Buying a house is probably the biggest investment in your life. That's why you should be clear about what you really need. The more clearly you define your needs, the easier the search will be. Don't let yourself be influenced by others or trends, and set as many criteria as possible. You can always make concessions. In our "Checklist for House Purchase" we have divided the needs (point 1) into the sections "Basic", "Object" and "Location". Go through all three sections point by point and answer each question. The answers will help you later when deciding for or against a house or flat.
As soon as you have defined your needs, you should think about financing (point 2 of the checklist). Specifically, this concerns the loan-to-value ratio and affordability. You need to raise 20 percent equity capital so that an investment foundation, bank or pension fund can finance your dream home with a first mortgage (up to 65 percent) and possibly a second mortgage (the rest up to 80 percent). You must also be able to afford home ownership: The housing costs (imputed mortgage interest, amortisation and ancillary costs) may not exceed 35 percent of your gross household income. It makes sense to clarify now with your bank what is feasible and affordable.
The more precisely you have defined your housing needs (step 1) and know your financial scope (step 2), the better you can narrow down your search. On all online property portals, you can define search parameters such as location and region, type, size, age and expansion, as well as an upper purchase price limit or range. You can view all the search results online and, if a property interests you, contact the seller and arrange a first viewing. You can also take out free search subscriptions with most portals and be automatically notified as soon as new offers meet your search parameters.
Visit and compare several houses. Listen to your head and your gut during the first viewing: Does the floor plan fit? Are the rooms big enough? Do you like the finishes? What kind of impression does the neighbourhood make? Do you and your family want to live here? If you answered "yes" to these questions, you should arrange a second viewing and check whether the house is really your dream home. Check the building fabric, with a specialist if necessary, and look out for details that you might have overlooked the first time around.
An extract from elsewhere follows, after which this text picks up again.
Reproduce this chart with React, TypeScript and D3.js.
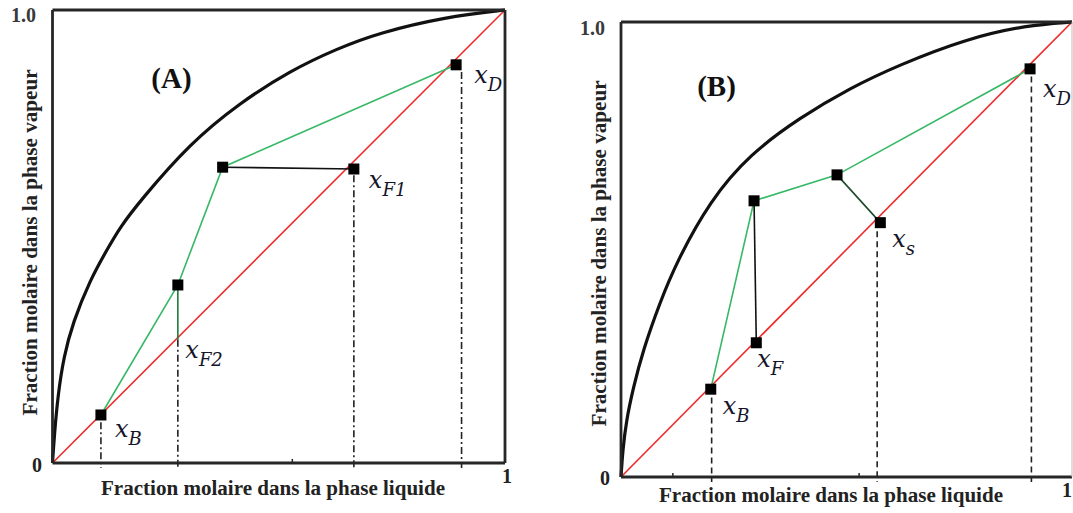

Take a walk through the neighbourhood, talk to neighbours and ask the building authority about building projects in the near surroundings.
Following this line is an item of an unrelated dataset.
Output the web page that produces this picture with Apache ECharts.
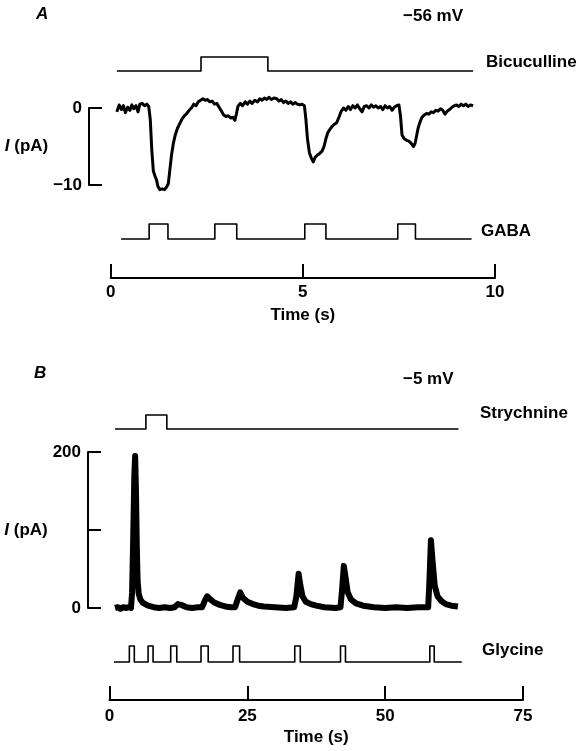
<!DOCTYPE html>
<html><head><meta charset="utf-8">
<script src="https://cdn.jsdelivr.net/npm/echarts@6/dist/echarts.min.js"></script>
<style>html,body{margin:0;padding:0;background:#fff}#c{width:578px;height:751px}</style>
</head><body><div id="c"></div>
<script>
// ---------- Panel A (-56 mV) ----------
const timeA = [0.16,0.22,0.28,0.33,0.38,0.44,0.50,0.55,0.60,0.66,0.71,0.76,0.82,0.88,0.94,0.99,1.03,1.07,1.11,1.15,1.19,1.23,1.28,1.34,1.40,1.45,1.50,1.54,1.58,1.63,1.68,1.74,1.80,1.86,1.92,1.98,2.04,2.10,2.16,2.22,2.28,2.34,2.40,2.46,2.52,2.58,2.64,2.70,2.76,2.82,2.88,2.94,3.00,3.06,3.12,3.18,3.23,3.27,3.31,3.37,3.43,3.50,3.56,3.62,3.68,3.75,3.82,3.88,3.94,4.00,4.06,4.12,4.18,4.25,4.32,4.38,4.44,4.50,4.56,4.62,4.68,4.74,4.80,4.86,4.92,4.98,5.04,5.08,5.12,5.17,5.22,5.27,5.32,5.38,5.44,5.50,5.55,5.60,5.65,5.70,5.76,5.82,5.88,5.94,6.00,6.06,6.12,6.18,6.24,6.30,6.36,6.42,6.48,6.54,6.60,6.66,6.72,6.78,6.84,6.90,6.96,7.02,7.08,7.14,7.20,7.26,7.32,7.38,7.44,7.50,7.54,7.58,7.64,7.70,7.76,7.82,7.88,7.92,7.96,8.00,8.05,8.10,8.16,8.22,8.28,8.34,8.40,8.46,8.52,8.58,8.64,8.70,8.76,8.82,8.88,8.94,9.00,9.06,9.12,9.18,9.24,9.30,9.36,9.43];
const currentA = [-0.5,0.4,-0.2,0.3,-0.6,0.1,-0.3,0.4,-0.1,0.3,-0.5,0.5,0.6,0.3,0.5,0.2,-1.5,-5.5,-8.2,-8.8,-9.3,-10.2,-10.6,-10.5,-10.6,-10.3,-9.8,-8.0,-6.2,-4.6,-3.5,-2.6,-2.0,-1.4,-1.0,-0.7,-0.3,0.0,0.5,0.3,0.8,1.0,1.2,1.0,1.1,0.8,0.9,0.5,0.6,0.1,-0.4,-0.9,-1.1,-1.0,-1.3,-1.2,-1.6,-0.8,0.2,0.6,0.3,0.8,0.5,0.9,0.6,1.0,0.8,1.2,1.0,1.3,1.1,1.4,1.1,1.3,1.2,0.9,1.1,0.7,0.9,0.6,0.8,0.5,0.7,0.5,0.4,0.5,0.3,-1.5,-4.0,-5.8,-6.5,-7.0,-6.4,-6.1,-5.9,-5.6,-5.0,-4.0,-3.2,-2.8,-2.4,-2.1,-1.9,-1.2,-0.4,0.0,-0.3,0.2,-0.2,0.3,0.0,0.4,-0.1,-0.5,0.2,0.3,0.0,0.4,0.1,0.3,0.0,0.2,-0.2,0.3,0.0,0.2,-0.3,0.1,0.3,0.4,-1.0,-3.5,-4.0,-4.2,-4.3,-4.6,-5.0,-4.6,-3.6,-2.6,-1.8,-1.2,-0.9,-0.7,-0.8,-0.5,-0.6,-0.3,-0.4,-0.1,-0.3,-0.8,-0.4,-0.2,0.1,0.3,0.4,0.2,0.5,0.3,0.5,0.2,0.4,0.3];
const bicucullineSpan = [0.16, 9.43];
const bicucullinePulses = [[2.35, 4.09]];
const gabaSpan = [0.27, 9.39];
const gabaPulses = [[1.0,1.49],[2.71,3.28],[5.05,5.6],[7.47,7.93]];
const timeRangeA = [0, 10];
const timeStepA = 5;
const currentTicksA = [-10, 0];

// ---------- Panel B (-5 mV) ----------
const timeB = [1.0,1.5,2.0,2.5,3.0,3.5,3.9,4.1,4.3,4.5,4.65,4.8,4.95,5.1,5.3,5.6,6.0,6.5,7.0,7.5,8.0,9.0,10.0,11.0,11.8,12.4,13.0,14.0,15.0,16.0,16.8,17.2,17.7,18.3,19.0,20.0,21.0,22.0,22.8,23.2,23.7,24.2,25.0,26.0,27.0,28.0,30.0,32.0,33.5,33.9,34.3,34.6,35.0,35.6,36.5,37.5,39.0,41.0,41.9,42.2,42.5,42.8,43.2,43.8,44.7,46.0,48.0,50.0,52.0,54.0,56.0,57.8,58.0,58.3,58.6,59.0,59.5,60.2,61.0,62.0,63.2];
const currentB = [0,1,-1,1,0,1,0,20,90,170,195,150,80,35,18,11,7,5,3,2,1,0,1,0,1,5,4,1,0,1,1,8,15,11,7,4,2,1,1,10,20,13,8,5,3,2,1,0,1,15,44,30,15,8,5,3,1,0,1,25,54,40,20,11,6,3,1,0,1,0,1,1,30,87,60,28,15,9,5,3,2];
const strychnineSpan = [1.0, 63.3];
const strychninePulses = [[6.6, 10.4]];
const glycineSpan = [0.8, 63.9];
const glycinePulses = [[3.6,4.5],[7.0,7.9],[11.1,12.2],[16.6,17.9],[22.4,23.6],[33.6,34.6],[41.9,42.8],[58.1,58.9]];
const timeRangeB = [0, 75];
const timeStepB = 25;
const currentTicksB = [0, 100, 200];
const currentTickLabelsB = {0:'0', 100:'', 200:'200'};

// ---------- helpers ----------
function pairs(xs, ys){ return xs.map((x,i)=>[x, ys[i]]); }
function stepData(span, pulses){
  const pts = [[span[0],0]];
  pulses.forEach(([on,off])=>{ pts.push([on,0],[on,1],[off,1],[off,0]); });
  pts.push([span[1],0]);
  return pts;
}
const FONT = '"Liberation Sans", Arial, sans-serif';
const FS = 17;
const INK = '#000';
const txt = {fontFamily: FONT, fontSize: FS, fontWeight: 'bold', color: INK};
const minus = v => String(v).replace('-', '\u2212');

const LA = 110.7, WA = 384.3, LB = 109.5, WB = 413.5;
const grids = [
  {left: LA, top: 57, width: WA, height: 14},      // 0 bicuculline
  {left: LA, top: 92.6, width: WA, height: 100.1}, // 1 current A
  {left: LA, top: 224, width: WA, height: 15},     // 2 GABA
  {left: LA, top: 268, width: WA, height: 10},     // 3 time axis A
  {left: 69, top: 108, width: 20, height: 77},     // 4 scale bar A
  {left: LB, top: 415, width: WB, height: 14},     // 5 strychnine
  {left: LB, top: 444.2, width: WB, height: 171.6},// 6 current B
  {left: LB, top: 646, width: WB, height: 16},     // 7 glycine
  {left: LB, top: 690, width: WB, height: 10},     // 8 time axis B
  {left: 68, top: 452, width: 20, height: 156}     // 9 scale bar B
];
const hiddenX = (i, r) => ({gridIndex: i, type: 'value', min: r[0], max: r[1], show: false});
const hiddenY = (i, mn, mx) => ({gridIndex: i, type: 'value', min: mn, max: mx, show: false});
const axisLineStyle = {color: INK, width: 2};

const xAxes = [
  hiddenX(0, timeRangeA), hiddenX(1, timeRangeA), hiddenX(2, timeRangeA),
  {gridIndex: 3, type: 'value', min: timeRangeA[0], max: timeRangeA[1], interval: timeStepA,
   axisLine: {show: true, lineStyle: axisLineStyle}, axisTick: {show: true, inside: true, length: 14, lineStyle: axisLineStyle},
   axisLabel: Object.assign({margin: 6}, txt), splitLine: {show: false},
   name: 'Time (s)', nameLocation: 'middle', nameGap: 29, nameTextStyle: txt},
  hiddenX(4, [0,1]),
  hiddenX(5, timeRangeB), hiddenX(6, timeRangeB), hiddenX(7, timeRangeB),
  {gridIndex: 8, type: 'value', min: timeRangeB[0], max: timeRangeB[1], interval: timeStepB,
   axisLine: {show: true, lineStyle: axisLineStyle}, axisTick: {show: true, inside: true, length: 14, lineStyle: axisLineStyle},
   axisLabel: Object.assign({margin: 8}, txt), splitLine: {show: false},
   name: 'Time (s)', nameLocation: 'middle', nameGap: 29, nameTextStyle: txt},
  hiddenX(9, [0,1])
];
const nameStyle = Object.assign({}, txt, {rich: {i: {fontFamily: FONT, fontSize: FS, fontWeight: 'bold', fontStyle: 'italic', color: INK}}});
const yAxes = [
  hiddenY(0, 0, 1), hiddenY(1, -11, 2), hiddenY(2, 0, 1), hiddenY(3, 0, 1),
  {gridIndex: 4, type: 'value', position: 'left', min: currentTicksA[0], max: currentTicksA[1], interval: currentTicksA[1]-currentTicksA[0],
   axisLine: {show: true, lineStyle: axisLineStyle}, axisTick: {show: true, inside: true, length: 13, lineStyle: axisLineStyle},
   axisLabel: Object.assign({margin: 7, formatter: minus}, txt), splitLine: {show: false},
   name: '{i|I} (pA)', nameLocation: 'middle', nameRotate: 0, nameGap: 10, nameTextStyle: nameStyle},
  hiddenY(5, 0, 1), hiddenY(6, -10, 210), hiddenY(7, 0, 1), hiddenY(8, 0, 1),
  {gridIndex: 9, type: 'value', position: 'left', min: currentTicksB[0], max: currentTicksB[2], interval: currentTicksB[1]-currentTicksB[0],
   axisLine: {show: true, lineStyle: axisLineStyle}, axisTick: {show: true, inside: true, length: 13, lineStyle: axisLineStyle},
   axisLabel: Object.assign({margin: 7, formatter: v => currentTickLabelsB[v]}, txt), splitLine: {show: false},
   name: '{i|I} (pA)', nameLocation: 'middle', nameRotate: 0, nameGap: 10, nameTextStyle: nameStyle}
];
const line = (idx, data, w) => ({type: 'line', xAxisIndex: idx, yAxisIndex: idx, data: data, showSymbol: false, symbol: 'none',
  clip: false, lineStyle: {color: INK, width: w, join: 'round'}, silent: true});
const series = [
  line(0, stepData(bicucullineSpan, bicucullinePulses), 1.6),
  line(1, pairs(timeA, currentA), 3),
  line(2, stepData(gabaSpan, gabaPulses), 1.6),
  line(5, stepData(strychnineSpan, strychninePulses), 1.6),
  line(6, pairs(timeB, currentB), 6),
  line(7, stepData(glycineSpan, glycinePulses), 1.6)
];
const label = (text, x, y, extra) => ({type: 'text', x: x, y: y, silent: true,
  style: Object.assign({text: text, font: 'bold ' + FS + 'px ' + FONT, fill: INK, textAlign: 'left', textVerticalAlign: 'middle', align: 'left', verticalAlign: 'middle'}, extra || {})});
const graphics = [
  label('A', 36, 14, {font: 'italic bold ' + FS + 'px ' + FONT}),
  label('\u221256 mV', 403, 16),
  label('Bicuculline', 486, 62),
  label('GABA', 481, 231),
  label('B', 34, 373, {font: 'italic bold ' + FS + 'px ' + FONT}),
  label('\u22125 mV', 403, 379),
  label('Strychnine', 480, 413),
  label('Glycine', 482, 650)
];
const chart = echarts.init(document.getElementById('c'), null, {renderer: 'canvas'});
chart.setOption({animation: false, backgroundColor: '#fff', grid: grids, xAxis: xAxes, yAxis: yAxes, series: series, graphic: graphics});
</script></body></html>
If you are convinced and seriously interested, you should get down to business and arrange the financing with your bank (or an investment foundation or pension fund). For the basic mortgage loan approval, you must submit a complete dossier with many documents to your bank (see point 4.1 of the "Checklist for House Purchase"). On this basis, the bank estimates the market value. Banks lend according to the lowest value principle. For example, if the purchase price is 1.2 million Swiss francs but the market value is 1 million Swiss francs, the bank will lend the market value. If your bank is willing to finance the residential property, it confirms that it can be financed in principle.
As soon as you have the financing confirmation in your pocket, you should declare your purchase interest. The best way to do this is with a short letter. Explain factually why you want to buy the house and introduce yourself and your family. Your enthusiasm should shine through. Selling a house is emotional for many people, especially if they have lived in it for a long time - sympathy points can make the difference between acceptance and rejection. And if you enclose the financing confirmation from the bank, the seller knows that you are really serious and that the financing is secured. For many, this is a decisive argument for acceptance of the bid.
Have you won the bid? Congratulations! Now you have to arrange the financing definitively. When choosing a mortgage, pay attention to the model (fixed mortgage with a fixed term and fixed interest rate or flexible SARON mortgage), term and interest rate. As a rule, it makes sense to split the financing into two or three tranches. This optimises the interest burden. In addition, you spread the interest rate risk better because only one tranche has to be renewed instead of the entire mortgage amount falling due at the same time. As soon as the financing has been secured and the mortgage contract has been signed, you and the seller can have the purchase contract drawn up.
The sales contract concludes the trade. This can be quite complex. In section 4.2 of our "Checklist for House Purchase" we have listed what should at least be regulated in the purchase contract. The notary's office draws up a draft contract, which the seller and buyer revise and adjust until it is right for both parties. Make sure that, despite the changes, everything is legally correct and nothing is missing. As soon as the purchase contract is in order for you and for the seller, make an appointment at the notary's office for the signing of the contract.
The notary's office prepares everything for the signing of the contract, the execution of the borrower's note and the entry in the land register. The borrower's note contains the lien and serves as security for the bank that finances the house purchase should you fail to meet your financial obligations. As a rule, the parties agree that the purchase price will be transferred as soon as the contract has been signed by the buyer and seller, certified by the notary's office and entered in the land register. With the land register entry, the purchase is completed and the deal is legally binding - your dream house is now yours!